Data Cleansing with Turbo Prep in RapidMiner
One of the most critical tasks where Data Scientist spends ~40% of their time is Data cleaning. The advantage with Turbo Prep of RapidMiner is that Data Scientist can see how the data looks like after each preparation step. Whether you want to change the name of a column in RapidMiner or delete a column or generate a new column, those tasks could easily be performed by drag and drop using RapidMiner. Also, one could use history to look at what has been done so far and ultimately roll back. In case you want to review, one can go back to the process window in the design panel.

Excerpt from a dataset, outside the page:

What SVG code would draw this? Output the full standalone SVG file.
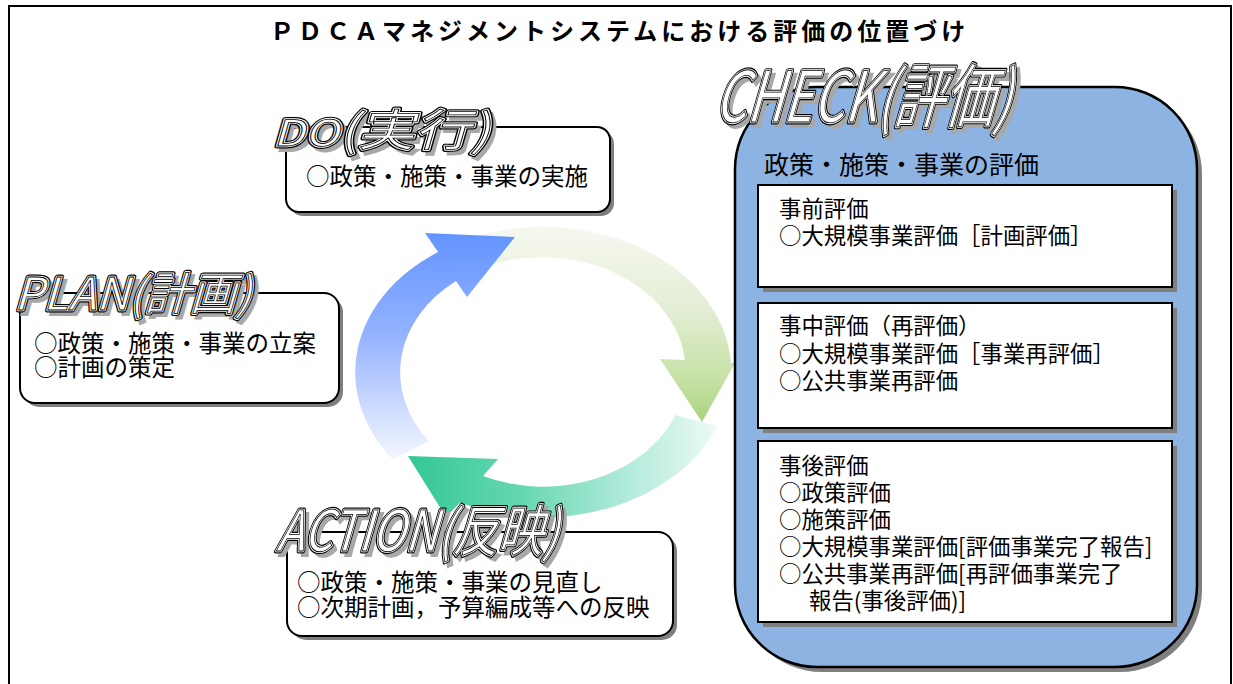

One could easily navigate to the statistics of each column of the dataset. Also, right clicking on the column, would help to go to different options such as Data Transformation, Data Cleansing etc.
Data Cleansing is also one of the key steps in RapidMiner. When we click on a particular column, we find on the left panel different options such as replacing the missing values, dummy encoding or removing the duplicates are activated. Dummy encoding supports conversion of categorical column into numerical column.
Remove Correlated is another important feature, as it helps to reduce overfitting in the data. Once the correlation threshold is set, any columns with higher correlation than the threshold would be removed.
Auto cleansing is another important feature of RapidMiner. The target variable could be selected, which we do not want to be included in Data cleansing. We would also get a preview of the columns from which columns would be excluded.
RapidMiner also offers options in terms of performing PCA or performing Normalization to the end users. The options of manually cleansing the data as well as Auto Cleaning makes RapidMiner a very powerful tool for Data Scientist. Feel free to explore RapidMiner tool, as this tool is free to download for students.